After downing Maryland, Memphis, and Villanova to open the NCAA Tournament, Houston was on college basketball’s biggest stage and preparing to face Louisville in the Final Four. The dynamic Cardinals brought their own well-deserved nickname into the game: The Doctors of Dunk. 

“The greatest thing in basketball is going to the Final Four and we’re just happy to be a part of it,” Lewis said upon arriving in Albuquerque. “It’s going to be some kind of game against Louisville.” 

That it was. 

In a 94-81 victory over the Cardinals on April 2, 1983, Phi Slama Jama introduced itself to the nation. Dramatically. Emphatically. With 14 dunks, including six in a row at one point in the second half. It was must-see TV.  

Official Hank Nichols compared the game to the “London Blitzkrieg.” 

“When you were under the basket and those guys came down, you just got out of the way. They threw them down so hard that if it didn’t touch anything, it would kill you. It was just one after another,” Nichols said. 

Louisville head coach Denny Crum called Houston “awesome.” 

“We just couldn’t wear them down,” the Hall of Fame coach said post-game. “They kept running in fresh people and never did fatigue.
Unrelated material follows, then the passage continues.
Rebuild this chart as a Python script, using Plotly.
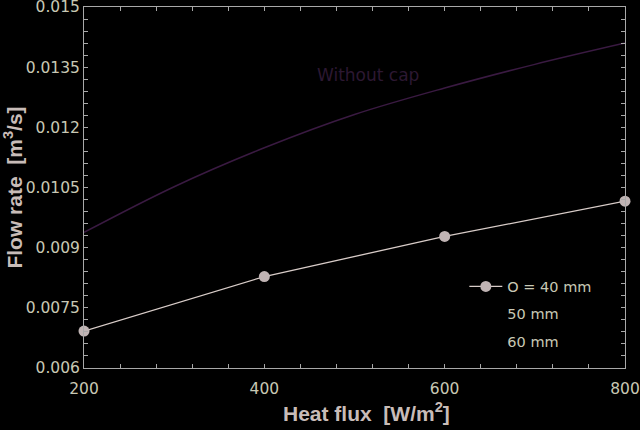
import plotly.graph_objects as go

heat_flux = [200, 400, 600, 800]
flow_40mm = [0.00692, 0.00828, 0.00928, 0.01016]

heat_flux_nocap = [200, 300, 400, 500, 600, 700, 800]
flow_nocap = [0.00938, 0.01052, 0.01149, 0.01232, 0.01298, 0.01357, 0.01410]

y_ticks = [0.006, 0.0075, 0.009, 0.0105, 0.012, 0.0135, 0.015]
y_ticktext = ["0.006", "0.0075", "0.009", "0.0105", "0.012", "0.0135", "0.015"]
x_ticks = [200, 400, 600, 800]

tick_col = "#c8c8b4"
title_col = "#c8bcb8"
axis_col = "#a8a8a8"
tick_font = "DejaVu Sans"
title_font = "Liberation Sans, Arial"

fig = go.Figure()
fig.add_trace(go.Scatter(
    x=heat_flux_nocap, y=flow_nocap, mode="lines",
    line=dict(color="#3a1a42", width=1.5, shape="spline"),
    showlegend=False))
fig.add_trace(go.Scatter(
    x=heat_flux, y=flow_40mm, mode="lines+markers",
    line=dict(color="#d8ccc8", width=1.3),
    marker=dict(color="#c0b4b4", size=11),
    name="O = 40 mm", legendgroup="a", cliponaxis=False))
fig.add_trace(go.Scatter(
    x=[None], y=[None], mode="lines", line=dict(color="#000000", width=1),
    name="50 mm", legendgroup="b"))
fig.add_trace(go.Scatter(
    x=[None], y=[None], mode="lines", line=dict(color="#000000", width=1),
    name="60 mm", legendgroup="c"))

fig.add_annotation(x=515, y=0.01331, xref="x", yref="y", text="Without cap",
                   showarrow=False, font=dict(family=tick_font, size=17, color="#2c1832"))

# x-axis title placed as annotation to match its slightly off-centre position
fig.add_annotation(x=(366 - 84) / 541, y=-(412 - 368) / 361, xref="paper", yref="paper",
                   yanchor="middle", xanchor="center", showarrow=False,
                   text="<b>Heat flux  [W/m<sup>2</sup>]</b>",
                   font=dict(family=title_font, size=21, color=title_col))

fig.update_layout(
    width=640, height=430,
    paper_bgcolor="#000000", plot_bgcolor="#000000",
    margin=dict(l=84, r=15, t=7, b=62, autoexpand=False),
    font=dict(family=tick_font, color=tick_col),
    legend=dict(x=0.703, y=0.270, xanchor="left", yanchor="top",
                bgcolor="rgba(0,0,0,0)", font=dict(family=tick_font, size=14.5, color=tick_col),
                tracegroupgap=5.5, itemwidth=33),
    xaxis=dict(range=[200, 800], tickvals=x_ticks, ticks="inside", ticklen=4,
               tickcolor=axis_col, showline=True, linecolor=axis_col, linewidth=1,
               mirror="allticks", showgrid=False, zeroline=False, automargin=False,
               ticklabeloverflow="allow", ticklabelstandoff=6,
               tickfont=dict(family=tick_font, size=15.5, color=tick_col),
               minor=dict(ticks="inside", dtick=40, ticklen=4, tickcolor=axis_col, showgrid=False)),
    yaxis=dict(range=[0.006, 0.015], tickvals=y_ticks, ticktext=y_ticktext,
               ticks="inside", ticklen=4, tickcolor=axis_col, showline=True,
               linecolor=axis_col, linewidth=1, mirror="allticks", showgrid=False,
               zeroline=False, automargin=False, ticklabeloverflow="allow",
               tickfont=dict(family=tick_font, size=15.5, color=tick_col),
               minor=dict(ticks="inside", dtick=0.0003, tick0=0.006, ticklen=4, tickcolor=axis_col, showgrid=False),
               title=dict(text="<b>Flow rate  [m<sup>3</sup>/s]</b>", standoff=13,
                          font=dict(family=title_font, size=21, color=title_col))),
)

fig.write_html("out.html", config={"displayModeBar": False},
               post_script="document.body.style.margin='0';document.body.style.background='#000';")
They overpowered us.” 

Added Louisville forward Scooter McCray of Phi Slama Jama’s dunkfest: “We put on a display like that for our fans in the preseason, but I’ve never seen one quite like that in a real game.”

When a reporter asked Lewis if the Louisville game had a been a “normal performance” for Phi Slama Jama, the veteran coach laughed.  

“We didn’t have near enough dunks,” Lewis quipped. 

That night against Louisville the nation got initiated into Phi Slama Jama and it was hard not to be dazzled.